> _Information supplied_
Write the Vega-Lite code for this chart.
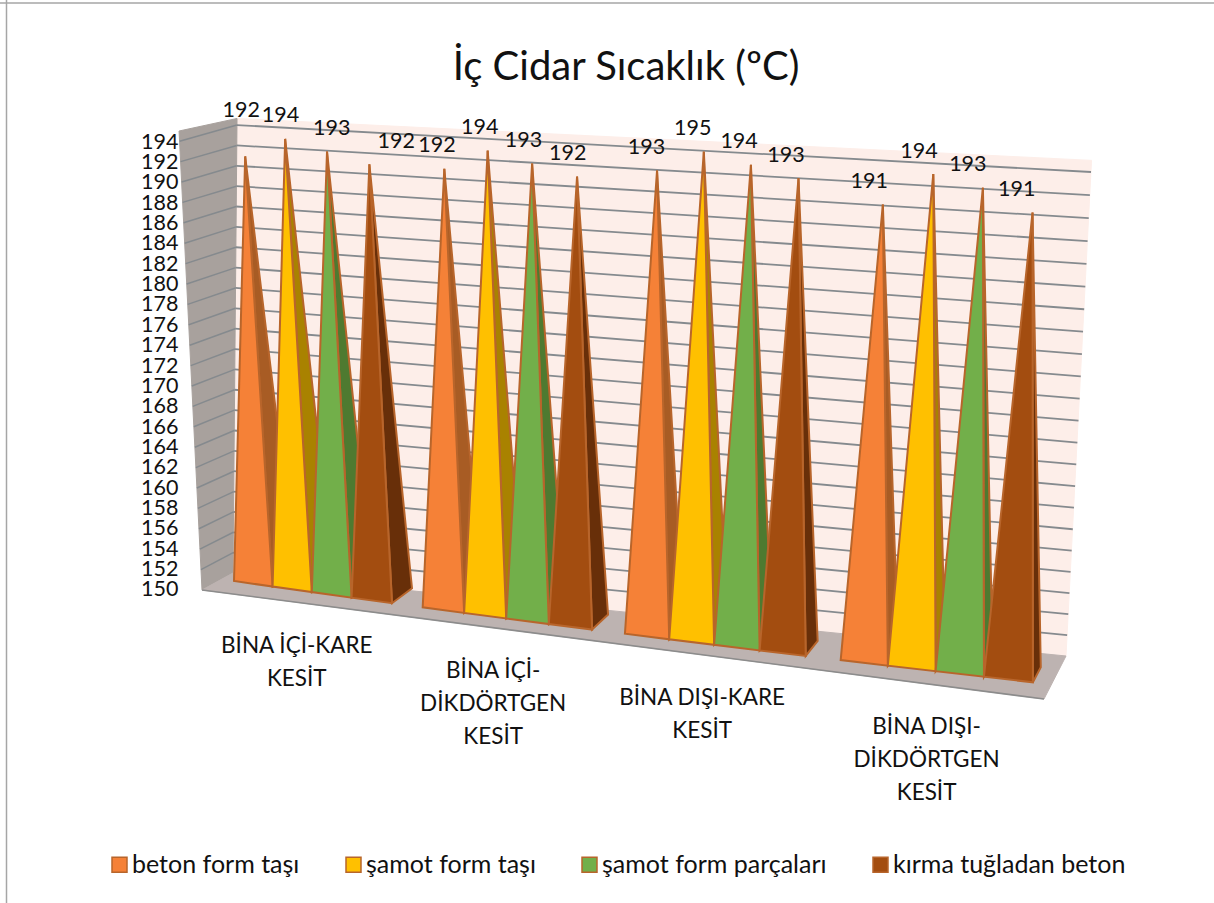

---

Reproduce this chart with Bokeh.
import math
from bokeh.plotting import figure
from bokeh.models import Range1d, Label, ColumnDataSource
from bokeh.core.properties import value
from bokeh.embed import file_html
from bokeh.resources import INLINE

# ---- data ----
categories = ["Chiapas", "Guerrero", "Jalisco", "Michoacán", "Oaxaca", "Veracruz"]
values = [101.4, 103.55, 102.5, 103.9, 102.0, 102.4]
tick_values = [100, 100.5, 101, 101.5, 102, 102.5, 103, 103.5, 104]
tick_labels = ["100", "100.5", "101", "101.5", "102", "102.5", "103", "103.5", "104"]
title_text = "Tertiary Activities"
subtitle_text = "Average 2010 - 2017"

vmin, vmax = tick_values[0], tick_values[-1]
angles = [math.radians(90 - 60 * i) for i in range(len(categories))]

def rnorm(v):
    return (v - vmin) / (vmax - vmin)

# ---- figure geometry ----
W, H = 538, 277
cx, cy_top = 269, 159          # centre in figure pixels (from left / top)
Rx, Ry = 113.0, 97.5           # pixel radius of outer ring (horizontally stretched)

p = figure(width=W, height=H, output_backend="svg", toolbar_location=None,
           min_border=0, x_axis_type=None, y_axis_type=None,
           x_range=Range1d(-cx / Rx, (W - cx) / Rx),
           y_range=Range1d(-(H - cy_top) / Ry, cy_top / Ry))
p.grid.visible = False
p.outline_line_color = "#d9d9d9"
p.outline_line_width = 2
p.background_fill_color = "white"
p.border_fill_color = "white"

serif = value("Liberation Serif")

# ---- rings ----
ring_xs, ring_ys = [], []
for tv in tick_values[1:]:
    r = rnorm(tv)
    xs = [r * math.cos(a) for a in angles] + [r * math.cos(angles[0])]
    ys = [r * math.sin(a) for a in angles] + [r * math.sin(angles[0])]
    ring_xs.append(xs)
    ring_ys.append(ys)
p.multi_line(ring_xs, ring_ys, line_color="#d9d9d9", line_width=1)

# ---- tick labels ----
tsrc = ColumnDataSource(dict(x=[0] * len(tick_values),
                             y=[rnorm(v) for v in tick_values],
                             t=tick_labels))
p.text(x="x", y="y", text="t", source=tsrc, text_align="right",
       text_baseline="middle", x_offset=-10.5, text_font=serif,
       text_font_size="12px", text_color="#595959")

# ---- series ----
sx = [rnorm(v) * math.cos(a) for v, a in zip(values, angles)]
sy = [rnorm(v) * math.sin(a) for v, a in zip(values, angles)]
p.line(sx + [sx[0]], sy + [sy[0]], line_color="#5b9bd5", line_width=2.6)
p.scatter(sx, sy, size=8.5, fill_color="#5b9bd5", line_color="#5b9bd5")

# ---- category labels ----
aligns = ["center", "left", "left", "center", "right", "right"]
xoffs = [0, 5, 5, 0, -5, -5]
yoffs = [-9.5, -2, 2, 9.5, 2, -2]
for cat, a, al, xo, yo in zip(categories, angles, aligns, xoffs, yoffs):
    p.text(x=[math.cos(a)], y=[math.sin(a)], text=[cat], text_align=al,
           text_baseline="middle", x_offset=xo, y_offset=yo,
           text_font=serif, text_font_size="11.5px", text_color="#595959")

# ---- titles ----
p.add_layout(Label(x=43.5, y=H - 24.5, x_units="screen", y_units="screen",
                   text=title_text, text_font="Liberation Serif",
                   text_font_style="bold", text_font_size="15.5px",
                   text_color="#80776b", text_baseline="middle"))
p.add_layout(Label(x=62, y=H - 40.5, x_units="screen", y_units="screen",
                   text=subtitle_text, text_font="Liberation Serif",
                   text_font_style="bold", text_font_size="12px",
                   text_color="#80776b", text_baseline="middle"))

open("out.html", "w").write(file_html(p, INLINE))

---

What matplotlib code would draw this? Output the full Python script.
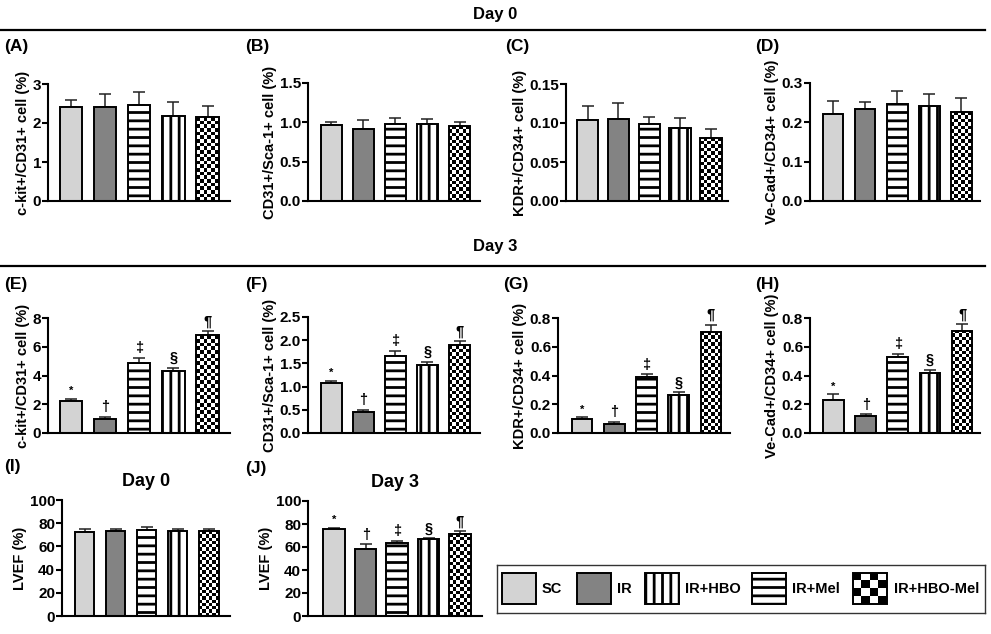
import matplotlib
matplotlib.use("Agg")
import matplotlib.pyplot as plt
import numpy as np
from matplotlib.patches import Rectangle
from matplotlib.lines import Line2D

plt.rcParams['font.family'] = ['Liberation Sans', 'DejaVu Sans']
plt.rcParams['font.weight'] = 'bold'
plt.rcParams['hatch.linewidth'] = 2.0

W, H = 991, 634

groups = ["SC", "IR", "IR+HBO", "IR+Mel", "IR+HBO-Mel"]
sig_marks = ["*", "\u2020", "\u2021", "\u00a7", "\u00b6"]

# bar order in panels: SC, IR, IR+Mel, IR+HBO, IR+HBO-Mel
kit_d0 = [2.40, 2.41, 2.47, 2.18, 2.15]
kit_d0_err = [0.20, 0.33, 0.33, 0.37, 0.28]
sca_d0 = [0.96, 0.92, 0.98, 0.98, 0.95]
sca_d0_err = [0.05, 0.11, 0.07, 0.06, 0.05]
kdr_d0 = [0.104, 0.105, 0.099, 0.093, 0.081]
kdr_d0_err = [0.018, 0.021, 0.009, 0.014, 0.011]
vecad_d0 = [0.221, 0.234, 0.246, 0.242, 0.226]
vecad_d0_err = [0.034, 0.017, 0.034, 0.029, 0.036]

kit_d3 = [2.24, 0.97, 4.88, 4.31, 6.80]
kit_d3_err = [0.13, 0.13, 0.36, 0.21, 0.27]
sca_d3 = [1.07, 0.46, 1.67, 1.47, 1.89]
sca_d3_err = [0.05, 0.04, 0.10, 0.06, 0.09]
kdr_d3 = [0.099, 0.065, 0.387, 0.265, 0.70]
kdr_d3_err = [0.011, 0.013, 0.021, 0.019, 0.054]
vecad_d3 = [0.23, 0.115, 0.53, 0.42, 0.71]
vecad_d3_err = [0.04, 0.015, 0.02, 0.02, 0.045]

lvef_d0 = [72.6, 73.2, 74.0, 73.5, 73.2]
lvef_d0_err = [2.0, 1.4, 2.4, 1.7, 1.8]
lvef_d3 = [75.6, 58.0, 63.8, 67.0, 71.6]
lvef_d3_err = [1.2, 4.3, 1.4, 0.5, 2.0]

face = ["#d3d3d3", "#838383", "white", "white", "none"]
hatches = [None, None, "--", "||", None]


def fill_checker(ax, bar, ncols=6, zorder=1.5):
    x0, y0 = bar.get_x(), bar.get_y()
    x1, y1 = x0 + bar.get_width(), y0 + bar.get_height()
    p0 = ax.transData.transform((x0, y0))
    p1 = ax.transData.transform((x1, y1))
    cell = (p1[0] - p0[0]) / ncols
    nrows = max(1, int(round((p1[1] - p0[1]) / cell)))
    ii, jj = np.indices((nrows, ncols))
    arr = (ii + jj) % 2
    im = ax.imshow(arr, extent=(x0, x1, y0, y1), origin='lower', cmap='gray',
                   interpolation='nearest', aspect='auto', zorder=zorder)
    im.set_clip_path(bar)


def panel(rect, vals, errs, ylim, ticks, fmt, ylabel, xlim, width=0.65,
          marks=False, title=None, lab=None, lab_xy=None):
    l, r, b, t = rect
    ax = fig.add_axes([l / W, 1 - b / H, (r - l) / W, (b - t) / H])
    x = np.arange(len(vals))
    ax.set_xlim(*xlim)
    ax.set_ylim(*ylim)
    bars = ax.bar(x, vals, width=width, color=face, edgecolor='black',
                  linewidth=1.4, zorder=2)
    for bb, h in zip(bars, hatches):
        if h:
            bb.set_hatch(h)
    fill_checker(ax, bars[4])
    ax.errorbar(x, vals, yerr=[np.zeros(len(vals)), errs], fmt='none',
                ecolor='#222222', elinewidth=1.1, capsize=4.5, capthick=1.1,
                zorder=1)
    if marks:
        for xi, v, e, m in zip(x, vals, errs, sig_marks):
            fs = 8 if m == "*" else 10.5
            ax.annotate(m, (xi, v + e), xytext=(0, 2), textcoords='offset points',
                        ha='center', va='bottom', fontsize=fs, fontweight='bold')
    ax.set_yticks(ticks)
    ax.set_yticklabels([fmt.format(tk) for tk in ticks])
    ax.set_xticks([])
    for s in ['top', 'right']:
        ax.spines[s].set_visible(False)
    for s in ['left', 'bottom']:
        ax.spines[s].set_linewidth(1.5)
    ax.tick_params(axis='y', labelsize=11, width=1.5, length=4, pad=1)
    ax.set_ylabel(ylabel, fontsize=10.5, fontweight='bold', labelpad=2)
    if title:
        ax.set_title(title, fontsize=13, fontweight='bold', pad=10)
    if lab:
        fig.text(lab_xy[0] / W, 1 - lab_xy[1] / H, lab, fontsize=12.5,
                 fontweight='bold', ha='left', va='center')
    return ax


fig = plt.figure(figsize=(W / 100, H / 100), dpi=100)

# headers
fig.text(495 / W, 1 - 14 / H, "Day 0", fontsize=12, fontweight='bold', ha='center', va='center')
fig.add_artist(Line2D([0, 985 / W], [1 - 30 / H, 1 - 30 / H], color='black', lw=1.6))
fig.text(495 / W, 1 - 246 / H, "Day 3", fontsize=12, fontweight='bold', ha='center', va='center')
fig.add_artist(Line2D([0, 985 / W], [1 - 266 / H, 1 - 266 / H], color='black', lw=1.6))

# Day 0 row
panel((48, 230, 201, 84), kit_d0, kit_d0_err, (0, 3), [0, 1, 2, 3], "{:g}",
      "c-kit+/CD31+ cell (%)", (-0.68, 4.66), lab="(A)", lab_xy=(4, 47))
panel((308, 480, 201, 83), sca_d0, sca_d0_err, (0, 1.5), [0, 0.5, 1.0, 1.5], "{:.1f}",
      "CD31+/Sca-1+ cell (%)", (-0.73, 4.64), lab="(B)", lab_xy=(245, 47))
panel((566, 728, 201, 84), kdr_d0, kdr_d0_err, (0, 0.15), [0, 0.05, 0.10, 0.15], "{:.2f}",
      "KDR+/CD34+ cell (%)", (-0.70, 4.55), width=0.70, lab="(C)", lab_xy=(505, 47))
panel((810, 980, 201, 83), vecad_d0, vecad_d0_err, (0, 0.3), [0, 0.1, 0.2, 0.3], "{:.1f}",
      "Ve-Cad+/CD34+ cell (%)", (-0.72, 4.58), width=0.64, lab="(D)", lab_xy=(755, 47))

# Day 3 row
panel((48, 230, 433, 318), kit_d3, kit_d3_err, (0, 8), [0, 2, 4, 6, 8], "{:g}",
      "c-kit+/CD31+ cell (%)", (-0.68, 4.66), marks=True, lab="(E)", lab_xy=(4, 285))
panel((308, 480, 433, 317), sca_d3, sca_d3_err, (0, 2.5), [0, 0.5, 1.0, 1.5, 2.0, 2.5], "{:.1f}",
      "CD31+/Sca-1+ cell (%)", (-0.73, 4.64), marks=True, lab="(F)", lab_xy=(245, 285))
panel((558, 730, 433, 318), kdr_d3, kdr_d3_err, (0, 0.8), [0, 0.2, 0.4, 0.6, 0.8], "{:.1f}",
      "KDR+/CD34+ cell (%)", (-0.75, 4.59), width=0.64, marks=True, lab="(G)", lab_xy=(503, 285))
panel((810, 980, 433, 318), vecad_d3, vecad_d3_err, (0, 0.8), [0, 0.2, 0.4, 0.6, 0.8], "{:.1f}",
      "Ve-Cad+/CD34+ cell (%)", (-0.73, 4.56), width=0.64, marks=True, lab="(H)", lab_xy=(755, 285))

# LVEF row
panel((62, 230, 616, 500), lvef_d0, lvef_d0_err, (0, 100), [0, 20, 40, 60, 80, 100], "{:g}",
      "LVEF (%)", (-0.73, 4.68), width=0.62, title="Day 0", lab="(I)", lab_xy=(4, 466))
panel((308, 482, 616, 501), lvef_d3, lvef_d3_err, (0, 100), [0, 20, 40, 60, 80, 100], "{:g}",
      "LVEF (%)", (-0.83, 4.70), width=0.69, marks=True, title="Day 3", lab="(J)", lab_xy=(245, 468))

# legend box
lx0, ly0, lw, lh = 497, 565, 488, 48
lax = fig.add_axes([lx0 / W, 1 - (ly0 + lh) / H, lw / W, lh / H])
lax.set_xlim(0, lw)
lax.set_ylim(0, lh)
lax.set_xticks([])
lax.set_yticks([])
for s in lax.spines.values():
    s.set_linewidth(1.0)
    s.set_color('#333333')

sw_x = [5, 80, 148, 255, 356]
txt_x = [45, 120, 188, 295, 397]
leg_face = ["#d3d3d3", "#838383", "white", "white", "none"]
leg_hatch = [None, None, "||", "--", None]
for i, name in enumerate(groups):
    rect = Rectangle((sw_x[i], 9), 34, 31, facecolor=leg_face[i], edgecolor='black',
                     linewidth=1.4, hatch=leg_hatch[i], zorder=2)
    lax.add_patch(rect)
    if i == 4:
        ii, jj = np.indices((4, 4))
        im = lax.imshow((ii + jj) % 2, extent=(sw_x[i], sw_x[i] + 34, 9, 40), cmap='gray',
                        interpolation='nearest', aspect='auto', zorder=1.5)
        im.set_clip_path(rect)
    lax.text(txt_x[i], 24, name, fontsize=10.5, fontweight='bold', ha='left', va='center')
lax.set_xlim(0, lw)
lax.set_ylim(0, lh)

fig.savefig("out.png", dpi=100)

> _Task requirements_
Using the data above, repeat exactly the lines that begin at the line with "Reproduce this chart with Bokeh." and end at the line with "Rx, Ry = 113.0, 97.5", both ends included.

> _Answer for this exercise_
Reproduce this chart with Bokeh.
import math
from bokeh.plotting import figure
from bokeh.models import Range1d, Label, ColumnDataSource
from bokeh.core.properties import value
from bokeh.embed import file_html
from bokeh.resources import INLINE

# ---- data ----
categories = ["Chiapas", "Guerrero", "Jalisco", "Michoacán", "Oaxaca", "Veracruz"]
values = [101.4, 103.55, 102.5, 103.9, 102.0, 102.4]
tick_values = [100, 100.5, 101, 101.5, 102, 102.5, 103, 103.5, 104]
tick_labels = ["100", "100.5", "101", "101.5", "102", "102.5", "103", "103.5", "104"]
title_text = "Tertiary Activities"
subtitle_text = "Average 2010 - 2017"

vmin, vmax = tick_values[0], tick_values[-1]
angles = [math.radians(90 - 60 * i) for i in range(len(categories))]

def rnorm(v):
    return (v - vmin) / (vmax - vmin)

# ---- figure geometry ----
W, H = 538, 277
cx, cy_top = 269, 159          # centre in figure pixels (from left / top)
Rx, Ry = 113.0, 97.5           # pixel radius of outer ring (horizontally stretched)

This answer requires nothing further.